WORKING DATA:
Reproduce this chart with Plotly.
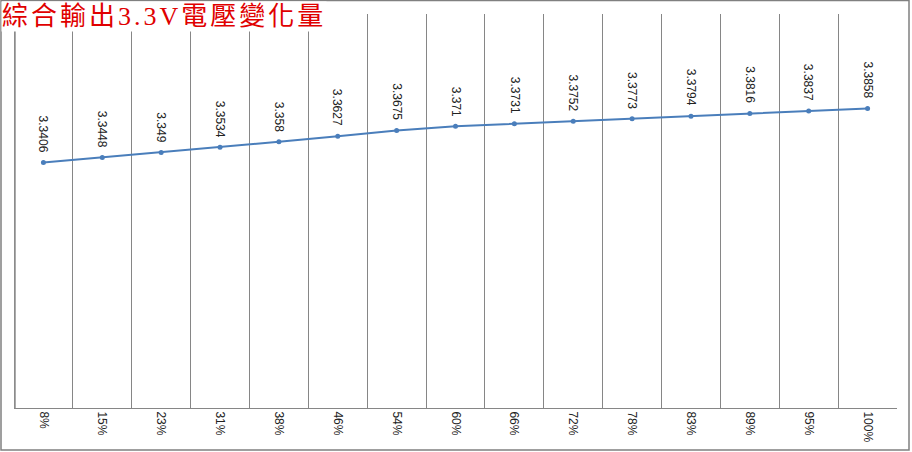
import plotly.graph_objects as graphObj

categories = ['8%', '15%', '23%', '31%', '38%', '46%', '54%', '60%', '66%',
              '72%', '78%', '83%', '89%', '95%', '100%']
voltages = [3.3406, 3.3448, 3.349, 3.3534, 3.358, 3.3627, 3.3675, 3.371,
            3.3731, 3.3752, 3.3773, 3.3794, 3.3816, 3.3837, 3.3858]
label_texts = ['3.3406', '3.3448', '3.349', '3.3534', '3.358', '3.3627',
               '3.3675', '3.371', '3.3731', '3.3752', '3.3773', '3.3794',
               '3.3816', '3.3837', '3.3858']
chart_title = '綜合輸出3.3V電壓變化量'

W, H = 912, 452
L, R, T, B = 14, 15, 14, 44
pw, ph = W - L - R, H - T - B

fig = graphObj.Figure()
fig.add_trace(graphObj.Scatter(
    x=categories, y=voltages, mode='lines+markers',
    line=dict(color='#4a7ebb', width=2),
    marker=dict(color='#4a7ebb', size=5),
    hoverinfo='x+y', showlegend=False,
))

# rotated data labels above each point
annotations = []
for c, v, t in zip(categories, voltages, label_texts):
    annotations.append(dict(
        x=c, y=v, text=t, showarrow=False, textangle=90,
        yanchor='bottom', yshift=8,
        font=dict(family='Liberation Sans, Arial', size=12, color='#222222'),
    ))

# title with white box over the grid
annotations.append(dict(
    xref='paper', yref='paper', x=(1 - L) / pw, y=(H - B - 1) / ph,
    xanchor='left', yanchor='top',
    text='<span style="letter-spacing:3px">' + chart_title + '</span>',
    showarrow=False, bgcolor='white', borderpad=0,
    font=dict(family='Liberation Serif, Noto Sans CJK TC', size=26,
              color='#e00000'),
))

fig.update_layout(
    width=W, height=H,
    margin=dict(l=L, r=R, t=T, b=B, pad=0),
    paper_bgcolor='white', plot_bgcolor='white',
    annotations=annotations,
    shapes=[
        # outer chart frame
        dict(type='rect', xref='paper', yref='paper', layer='above',
             x0=(1 - L) / pw, x1=(909 - L) / pw,
             y0=(H - B - 450) / ph, y1=(H - B - 0.5) / ph,
             line=dict(color='#808080', width=1.5)),
        # left edge of plot area
        dict(type='line', xref='paper', yref='paper', layer='above',
             x0=0.001, x1=0.001, y0=0, y1=1,
             line=dict(color='#7a7a7a', width=1.5)),
    ],
)
fig.update_xaxes(
    type='category', range=[-0.5, 14.5], tickson='boundaries',
    showgrid=True, gridcolor='#868686', gridwidth=1,
    showline=True, linecolor='#868686', linewidth=1,
    ticks='', tickangle=90, automargin=False,
    tickfont=dict(family='Liberation Sans, Arial', size=12, color='#222222'),
)
fig.update_yaxes(
    range=[3.135, 3.465], showgrid=False, showticklabels=False,
    zeroline=False, showline=False, automargin=False,
)

fig.write_html("out.html", config={'displayModeBar': False},
               post_script="document.body.style.margin='0';")
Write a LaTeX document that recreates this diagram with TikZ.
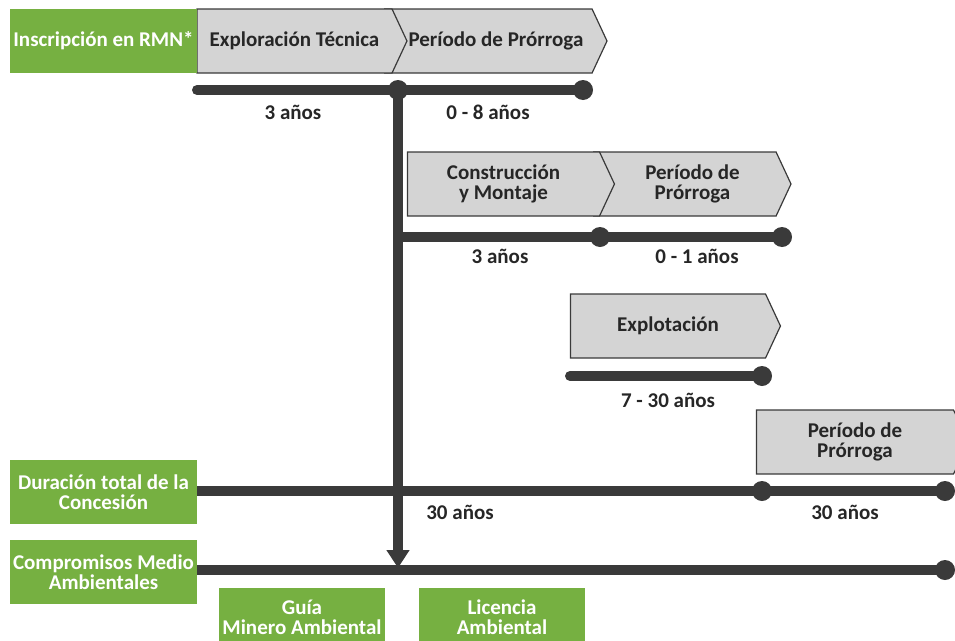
\documentclass[tikz,border=0pt]{standalone}
\usepackage{fontspec}
\setmainfont{Carlito}
\usetikzlibrary{shapes.symbols,arrows.meta}
\definecolor{rmngreen}{HTML}{76B041}
\definecolor{phasegray}{HTML}{D4D4D4}
\definecolor{bardark}{HTML}{3A3A3A}
\tikzstyle{greenbox} = [fill=rmngreen, text=white, font={\bfseries\fontsize{21}{20}\selectfont}, align=center, inner sep=0pt, minimum width=187pt, minimum height=64pt]
\tikzstyle{phase} = [draw=bardark, line width=1.2pt, fill=phasegray, text=black!85, signal, signal to=east, signal pointer angle=130, font={\bfseries\fontsize{21}{20}\selectfont}, align=center, inner sep=0pt, minimum height=64pt]
\tikzstyle{notched} = [signal from=west]
\tikzstyle{bar} = [draw=bardark, line width=10pt, line cap=round]
\tikzstyle{dot} = [circle, fill=bardark, inner sep=0pt, minimum size=20pt]
\tikzstyle{dur} = [font={\bfseries\fontsize{21}{20}\selectfont}, text=black!85]

\begin{document}
\begin{tikzpicture}[x=1pt,y=-1pt]
    \useasboundingbox (0,0) rectangle (955,640);
    \clip (0,0) rectangle (955,640);
    % phases
    \node[phase,notched,minimum width=222pt](prorr1) at (496,41){Período de Prórroga};
    \node[phase,minimum width=210pt](explor) at (294.5,41){Exploración Técnica};
    \node[phase,notched,minimum width=197pt](prorr2) at (692.5,184){Período de\\Prórroga};
    \node[phase,minimum width=207pt](constr) at (503.5,184){Construcción\\y Montaje};
    \node[phase,minimum width=210pt](explot) at (668,326){Explotación};
    \node[phase,minimum width=212pt](prorr3) at (855,442){Período de\\Prórroga};
    % left boxes
    \node[greenbox](rmn) at (103.5,41){Inscripción en RMN*};
    \node[greenbox](conc) at (103.5,492){Duración total de la\\Concesión};
    \node[greenbox](amb) at (103.5,572){Compromisos Medio\\Ambientales};
    \node[greenbox,minimum width=166pt,minimum height=58pt](guia) at (302,617){Guía\\Minero Ambiental};
    \node[greenbox,minimum width=166pt,minimum height=58pt](lic) at (502,617){Licencia\\Ambiental};
    % timelines
    \coordinate (s1) at (197,90);
    \node[dot](j1) at (398,90){};
    \node[dot](e1) at (583,90){};
    \draw[bar](s1)--(j1.center)--(e1.center);
    \coordinate (s2) at (398,237);
    \node[dot](m2) at (600,237){};
    \node[dot](e2) at (782,237){};
    \draw[bar,line cap=butt](s2)--(m2.center)--(e2.center);
    \coordinate (s3) at (570,376);
    \node[dot](e3) at (762,376){};
    \draw[bar](s3)--(e3.center);
    \node[dot](m4) at (762,491){};
    \node[dot](e4) at (945,491){};
    \draw[bar,line cap=butt](conc.east|-m4)--(m4.center)--(e4.center);
    \node[dot](e5) at (945,570){};
    \draw[bar,line cap=butt](amb.east|-e5)--(e5.center);
    \coordinate (a5) at (398,568);
    \draw[bar,line cap=butt,-{Triangle[width=22pt,length=18pt]}](j1.center)--(a5);
    % durations
    \node[dur](d1) at (293,112){3 años};
    \node[dur](d2) at (488,112){0 - 8 años};
    \node[dur](d3) at (500,256){3 años};
    \node[dur](d4) at (697,256){0 - 1 años};
    \node[dur](d5) at (668,400){7 - 30 años};
    \node[dur](d6) at (460,512){30 años};
    \node[dur](d7) at (845,512){30 años};
\end{tikzpicture}
\end{document}
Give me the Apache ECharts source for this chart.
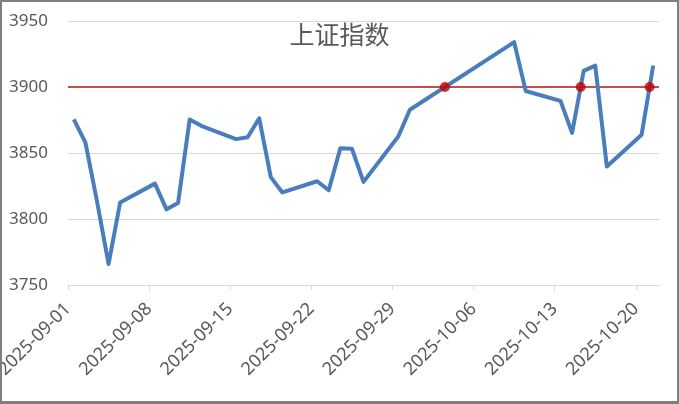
<!DOCTYPE html>
<html>
<head>
<meta charset="utf-8">
<script src="https://cdn.jsdelivr.net/npm/echarts@6/dist/echarts.min.js"></script>
<style>
html,body{margin:0;padding:0;background:#fff;}
#wrap{position:relative;width:679px;height:404px;}
#chart{position:absolute;left:0;top:0;width:679px;height:404px;}
#frame{position:absolute;left:0;top:0;width:679px;height:404px;box-sizing:border-box;border:2px solid #7f7f7f;border-bottom-width:3px;pointer-events:none;}
</style>
</head>
<body>
<div id="wrap"><div id="chart"></div><div id="frame"></div></div>
<script>
// Trading dates and closing values
const dates = [
  '2025-09-01','2025-09-02','2025-09-03','2025-09-04','2025-09-05',
  '2025-09-08','2025-09-09','2025-09-10','2025-09-11','2025-09-12',
  '2025-09-15','2025-09-16','2025-09-17','2025-09-18','2025-09-19',
  '2025-09-22','2025-09-23','2025-09-24','2025-09-25','2025-09-26',
  '2025-09-29','2025-09-30','2025-10-09','2025-10-10',
  '2025-10-13','2025-10-14','2025-10-15','2025-10-16','2025-10-17',
  '2025-10-20','2025-10-21'
];
const closes = [
  3875.5, 3858.1, 3813.6, 3765.9, 3812.5,
  3826.8, 3807.3, 3812.2, 3875.3, 3870.6,
  3860.5, 3861.9, 3876.3, 3831.7, 3820.1,
  3828.6, 3821.8, 3853.6, 3853.3, 3828.1,
  3862.5, 3882.8, 3934.0, 3897.0,
  3889.5, 3865.2, 3912.2, 3916.2, 3839.8,
  3863.9, 3916.3
];
const threshold = 3900;
const yTicks = [3750, 3800, 3850, 3900, 3950];
const xTickDays = [0, 7, 14, 21, 28, 35, 42, 49];
const startDate = '2025-09-01';
const endDate = '2025-10-22';
const title = '上证指数';

function dayIndex(s) {
  const p = s.split('-').map(Number), q = startDate.split('-').map(Number);
  return (Date.UTC(p[0], p[1]-1, p[2]) - Date.UTC(q[0], q[1]-1, q[2])) / 86400000;
}
function dayLabel(v) {
  const q = startDate.split('-').map(Number);
  const d = new Date(Date.UTC(q[0], q[1]-1, q[2]) + v*86400000);
  const mm = String(d.getUTCMonth()+1).padStart(2,'0');
  const dd = String(d.getUTCDate()).padStart(2,'0');
  return d.getUTCFullYear() + '-' + mm + '-' + dd;
}

const lineData = dates.map((d, i) => [dayIndex(d) + 0.5, closes[i]]);
// upward crossings of the threshold line
const crossData = [];
for (let i = 1; i < lineData.length; i++) {
  const a = lineData[i-1], b = lineData[i];
  if (a[1] < threshold && b[1] >= threshold) {
    const f = (threshold - a[1]) / (b[1] - a[1]);
    crossData.push([a[0] + f*(b[0]-a[0]), threshold]);
  }
}

const txt = '#595959';
const chart = echarts.init(document.getElementById('chart'), null, {renderer:'canvas'});
chart.setOption({
  animation: false,
  backgroundColor: '#fff',
  title: {
    text: title, left: 'center', top: 17,
    textStyle: {fontSize: 25, fontWeight: 'normal', color: txt, fontFamily: 'Noto Sans CJK SC'}
  },
  grid: {left: 68, right: 20, top: 21, bottom: 119, containLabel: false, outerBoundsMode: 'none'},
  xAxis: {
    type: 'value', min: 0, max: dayIndex(endDate), interval: 7,
    splitLine: {show: false},
    axisLine: {show: true, lineStyle: {color: '#d9d9d9', width: 1}},
    axisTick: {show: true, length: 5, lineStyle: {color: '#d9d9d9'}, customValues: xTickDays},
    axisLabel: {
      customValues: xTickDays, rotate: 45, margin: 21,
      color: txt, fontSize: 18, fontFamily: 'Noto Sans',
      formatter: v => dayLabel(v)
    }
  },
  yAxis: {
    type: 'value', min: yTicks[0], max: yTicks[yTicks.length-1], interval: 50,
    axisLine: {show: false}, axisTick: {show: false},
    splitLine: {lineStyle: {color: '#d9d9d9', width: 1}},
    axisLabel: {color: txt, fontSize: 17, margin: 20, fontFamily: 'Noto Sans', formatter: v => String(v)}
  },
  series: [
    {
      type: 'line', data: lineData, showSymbol: false, symbol: 'none',
      lineStyle: {color: '#4a7dbb', width: 4, join: 'round'},
      z: 3,
      markLine: {
        silent: true, symbol: 'none', label: {show: false},
        lineStyle: {color: '#c0504d', width: 2, type: 'solid'},
        data: [{yAxis: threshold}],
        z: 2
      }
    },
    {
      type: 'scatter', data: crossData, symbol: 'circle', symbolSize: 10,
      itemStyle: {color: '#c00000'}, z: 5
    }
  ]
});
</script>
</body>
</html>
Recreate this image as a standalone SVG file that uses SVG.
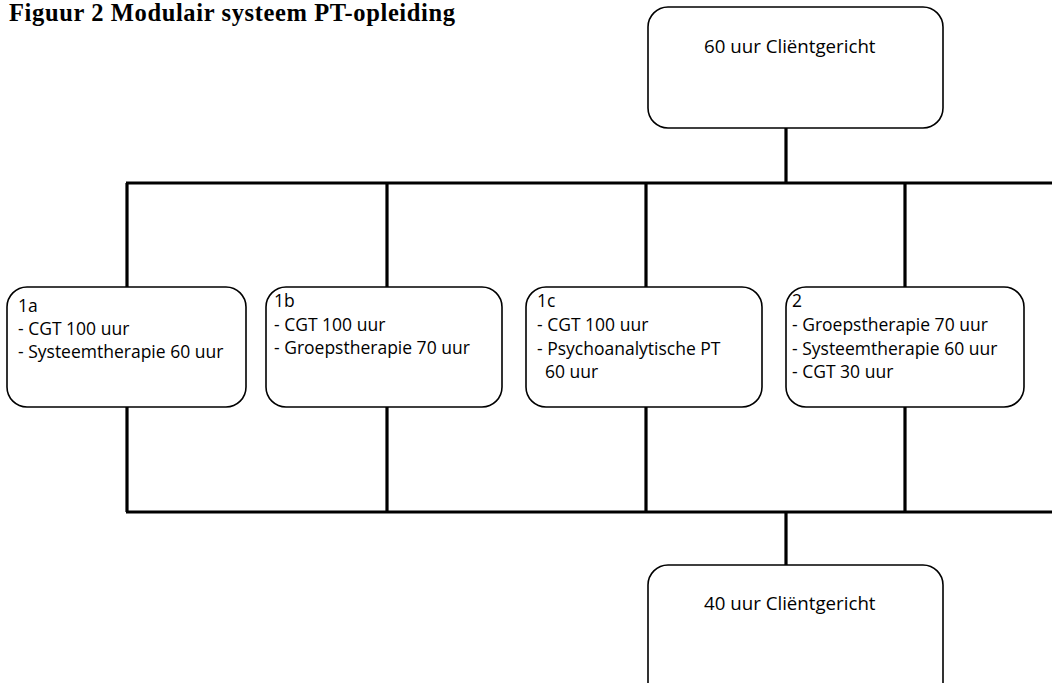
<svg xmlns="http://www.w3.org/2000/svg" width="1052" height="683" viewBox="0 0 1052 683">
<style>
.box{fill:#fff;stroke:#000;stroke-width:1.6}
.t{font-family:"Open Sans","Noto Sans","Liberation Sans",sans-serif;font-size:17.5px;fill:#000}
.h{font-family:"Open Sans","Noto Sans","Liberation Sans",sans-serif;font-size:18.7px;fill:#000}
.title{font-family:"Liberation Serif","Times New Roman",serif;font-weight:bold;font-size:24.5px;fill:#000}
.c{fill:none;stroke:#000;stroke-width:3.2}
</style>
<rect width="1052" height="683" fill="#fff"/>
<text class="title" x="9" y="21" textLength="446" lengthAdjust="spacing">Figuur 2 Modulair systeem PT-opleiding</text>
<g id="connectors">
<path class="c" d="M786 128V183M126 183H1052M127 183V287M387 183V287M646 183V287M905 183V287"/>
<path class="c" d="M127 407V512M387 407V512M646 407V512M905 407V512M126 512H1052M786 512V565"/>
</g>
<g id="top">
<rect class="box" x="648" y="7" width="295" height="121" rx="20"/>
<text class="h" x="704" y="53">60 uur Cliëntgericht</text>
</g>
<g id="n1a">
<rect class="box" x="7" y="287" width="239" height="120" rx="20"/>
<text class="t" x="18" y="312">1a</text>
<text class="t" x="18" y="335">- CGT 100 uur</text>
<text class="t" x="18" y="358">- Systeemtherapie 60 uur</text>
</g>
<g id="n1b">
<rect class="box" x="266" y="287" width="236" height="120" rx="20"/>
<text class="t" x="274" y="307">1b</text>
<text class="t" x="274" y="331">- CGT 100 uur</text>
<text class="t" x="274" y="354">- Groepstherapie 70 uur</text>
</g>
<g id="n1c">
<rect class="box" x="526" y="287" width="236" height="120" rx="20"/>
<text class="t" x="537" y="307">1c</text>
<text class="t" x="537" y="331">- CGT 100 uur</text>
<text class="t" x="537" y="355">- Psychoanalytische PT</text>
<text class="t" x="545" y="378">60 uur</text>
</g>
<g id="n2">
<rect class="box" x="786" y="287" width="238" height="120" rx="20"/>
<text class="t" x="792" y="307">2</text>
<text class="t" x="792" y="331">- Groepstherapie 70 uur</text>
<text class="t" x="792" y="355">- Systeemtherapie 60 uur</text>
<text class="t" x="792" y="378">- CGT 30 uur</text>
</g>
<g id="bottom">
<rect class="box" x="648" y="565" width="295" height="140" rx="20"/>
<text class="h" x="704" y="610">40 uur Cliëntgericht</text>
</g>
</svg>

TASK BRIEF:
Leave out the pictures and repeat exactly the lines from the start of the material through the line that contains "import plotly.graph_objects as graphObj", both included.

TASK SOLUTION:
Reproduce this chart with Plotly.
import plotly.graph_objects as graphObj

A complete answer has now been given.